Obituary: Professor Maurice Cranston

ALTHOUGH Michael De-la-Noy's obituary of Professor Maurice Cranston (8 November) correctly emphasises the qualities that made Cranston an eminent scholar, admired teacher, and loved friend, it includes two remarks that distort the true picture, writes Professor William Letwin.

According to Mr De-la-Noy, Cranston was 'always self-conscious about his lack of a public- school education'. I find this quite unbelievable. Never during the 30 years that we spent together as close friends and colleagues did he say a word that suggested any such thing. Besides, it would have been totally out of keeping with his mature character, from which self-consciousness in the sense of self-depreciation on account of presumed flaws in his family background or upbringing was entirely absent.

Secondly, Mr De-la-Noy asserts that Cranston was 'largely self-taught'. It is hard to tell what this is supposed to mean.
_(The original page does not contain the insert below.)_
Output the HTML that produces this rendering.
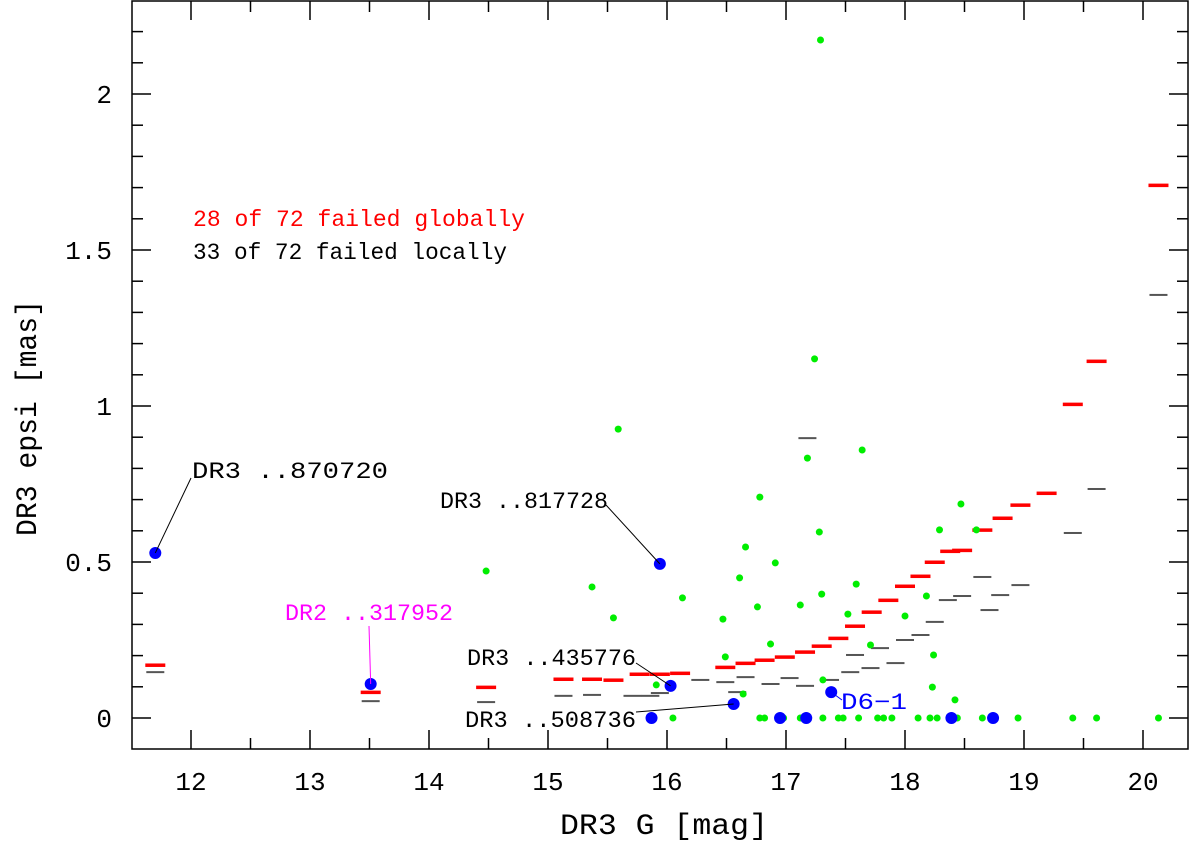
<!DOCTYPE html>
<html><head><meta charset="utf-8"><style>
html,body{margin:0;padding:0;background:#fff;}
svg{display:block;}
text{font-family:"Liberation Mono",monospace;}
</style></head><body>
<svg id="chart" width="1200" height="841" viewBox="0 0 1200 841" xmlns="http://www.w3.org/2000/svg">
<g id="ticks"></g>
<g id="marks"></g>
<g id="ann"></g>
<rect x="132" y="1" width="1056" height="748" fill="none" stroke="#000" stroke-width="1.5"/>
<text x="560" y="834" font-size="30" textLength="208" lengthAdjust="spacingAndGlyphs">DR3 G [mag]</text>
<text transform="translate(36,536) rotate(-90)" font-size="30" textLength="236" lengthAdjust="spacingAndGlyphs">DR3 epsi [mas]</text>
<text x="193" y="226" font-size="23" fill="#ff0000" textLength="332" lengthAdjust="spacingAndGlyphs">28 of 72 failed globally</text>
<text x="193" y="259" font-size="23" fill="#000" textLength="314" lengthAdjust="spacingAndGlyphs">33 of 72 failed locally</text>
</svg>
<script>
const xTicks = [12,13,14,15,16,17,18,19,20];
const yTicks = [0,0.5,1,1.5,2];
const yTickLabels = ["0","0.5","1","1.5","2"];
const globalG = [11.70,13.51,14.48,15.13,15.37,15.55,15.77,15.94,16.11,16.49,16.66,16.82,16.99,17.16,17.30,17.44,17.58,17.72,17.86,18.00,18.13,18.25,18.38,18.48,18.65,18.82,18.97,19.19,19.41,19.61,20.13];
const globalE = [0.170,0.083,0.099,0.125,0.125,0.122,0.141,0.141,0.144,0.163,0.176,0.186,0.196,0.212,0.231,0.256,0.295,0.340,0.378,0.423,0.455,0.500,0.535,0.538,0.603,0.641,0.683,0.721,1.006,1.144,1.708];
const localG = [11.70,13.51,14.48,15.13,15.37,15.71,15.86,15.94,16.28,16.49,16.66,16.59,16.87,17.03,17.16,17.18,17.37,17.54,17.71,17.92,17.58,17.79,18.00,18.13,18.25,18.36,18.48,18.65,18.71,18.80,18.97,19.41,19.61,20.13];
const localE = [0.147,0.054,0.051,0.071,0.074,0.071,0.071,0.080,0.122,0.115,0.131,0.083,0.109,0.128,0.103,0.897,0.122,0.147,0.160,0.176,0.202,0.224,0.250,0.266,0.308,0.378,0.391,0.452,0.346,0.394,0.426,0.593,0.734,1.356];
const greenG = [14.48,15.37,15.55,15.59,16.13,16.47,16.49,16.61,16.66,16.76,16.78,16.87,16.91,17.12,17.18,17.24,17.28,17.30,17.52,17.64,17.29,17.59,17.71,18.00,18.18,18.24,18.29,18.47,18.42,18.23,18.60,17.31,16.64,15.91,
 16.05,16.78,16.82,16.98,17.12,17.31,17.44,17.48,17.61,17.77,17.82,17.89,18.11,18.21,18.27,18.44,18.65,18.95,19.41,19.61,20.13];
const greenE = [0.471,0.420,0.321,0.926,0.385,0.317,0.196,0.449,0.548,0.356,0.708,0.237,0.497,0.362,0.833,1.151,0.596,0.397,0.333,0.859,2.173,0.429,0.234,0.327,0.391,0.202,0.603,0.686,0.058,0.099,0.603,0.122,0.077,0.106,
 0,0,0,0,0,0,0,0,0,0,0,0,0,0,0,0,0,0,0,0,0];
const blueG = [11.70,13.51,15.94,16.03,15.87,16.56,16.95,17.17,17.38,18.39,18.74];
const blueE = [0.529,0.109,0.494,0.103,0,0.045,0,0,0.083,0,0];

const NS='http://www.w3.org/2000/svg';
function X(g){return 191+(g-12)*119;}
function Y(e){return 718-e*312;}
function mk(parent,tag,attrs){const el=document.createElementNS(NS,tag);for(const k in attrs)el.setAttribute(k,attrs[k]);parent.appendChild(el);return el;}
const T=document.getElementById('ticks'), M=document.getElementById('marks'), A=document.getElementById('ann');

for(let g=11.5;g<=20.3;g+=0.5){
  const major=Math.abs(g-Math.round(g))<1e-6, L=major?19:11, x=X(g);
  if(x<133) continue;
  let t=mk(T,'line',{x1:x,y1:749,x2:x,y2:749-L,stroke:'#000','stroke-width':1.5});
  
  
  t=mk(T,'line',{x1:x,y1:1,x2:x,y2:1+L,stroke:'#000','stroke-width':1.5});
  
  
}
xTicks.forEach(v=>{
  const t=mk(T,'text',{x:X(v),y:790,'text-anchor':'middle','font-size':26,'font-family':'Liberation Serif, serif'});
  t.textContent=String(v);
  
  
});
for(let i=0;i<=23;i++){
  const e=i/10, y=Y(e); if(y<2) continue;
  const L=(i%5===0)?19:11;
  let t=mk(T,'line',{x1:132,y1:y,x2:132+L,y2:y,stroke:'#000','stroke-width':1.5});
  
  
  t=mk(T,'line',{x1:1188,y1:y,x2:1188-L,y2:y,stroke:'#000','stroke-width':1.5});
  
  
}
yTicks.forEach((v,i)=>{
  const t=mk(T,'text',{x:112,y:Y(v)+9,'text-anchor':'end','font-size':26,'font-family':'Liberation Serif, serif'});
  t.textContent=yTickLabels[i];
  
  
});

localG.forEach((g,i)=>{
  const d=mk(M,'rect',{x:X(g)-9,y:Y(localE[i])-1,width:18,height:2,fill:'#555'});
  
  
});
globalG.forEach((g,i)=>{
  const d=mk(M,'rect',{x:X(g)-10,y:Y(globalE[i])-1.5,width:20,height:3.5,fill:'#ff0000'});
  
  
});
greenG.forEach((g,i)=>{
  const c=mk(M,'circle',{cx:X(g),cy:Y(greenE[i]),r:3.5,fill:'#00ee00'});
  
  
});

const anns=[[0,'DR3 ..870720',192,478,191,478,'#000',196],
 [2,'DR3 ..817728',440,508,606,505,'#000',168],
 [1,'DR2 ..317952',285,620,369,626,'#ff00ff',168],
 [3,'DR3 ..435776',467,665,636,663,'#000',169],
 [5,'DR3 ..508736',465,727,636,712,'#000',171],
 [8,'D6−1',841,709,842,700,'#0000ff',66]];
anns.forEach(a=>{
  const l=mk(A,'line',{x1:X(blueG[a[0]]),y1:Y(blueE[a[0]]),x2:a[4],y2:a[5],stroke:a[6],'stroke-width':1});
  
  
  const t=mk(A,'text',{x:a[2],y:a[3],'font-size':23,fill:a[6],textLength:a[7],lengthAdjust:'spacingAndGlyphs'});
  t.textContent=a[1];
  
  
});
blueG.forEach((g,i)=>{
  const c=mk(M,'circle',{cx:X(g),cy:Y(blueE[i]),r:6,fill:'#0000ff'});
  
  
});
</script>
</body></html>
Cranston was taught, and by his own account, well-taught, in his undergraduate course at Oxford as well as at some of the 'succession of schools' he attended, including - as he wrote in an autobiographical sketch - an institut in France and the Tunbridge Wells Techinical Institute and School of Art. Besides that, of course he taught himself - as any intellectually adventurous pupil and student would and as all proper scholars must. Unfortunately the statement that he was 'largely self- taught' may be constructed as indicating that he was an autodidact, subject to the well-known failings of that breed. Any such suggestion would totally misrepresent Cranston, the breadth and depth of whose learning and the solidity of whose judgements were and will be lauded and honoured by his peers.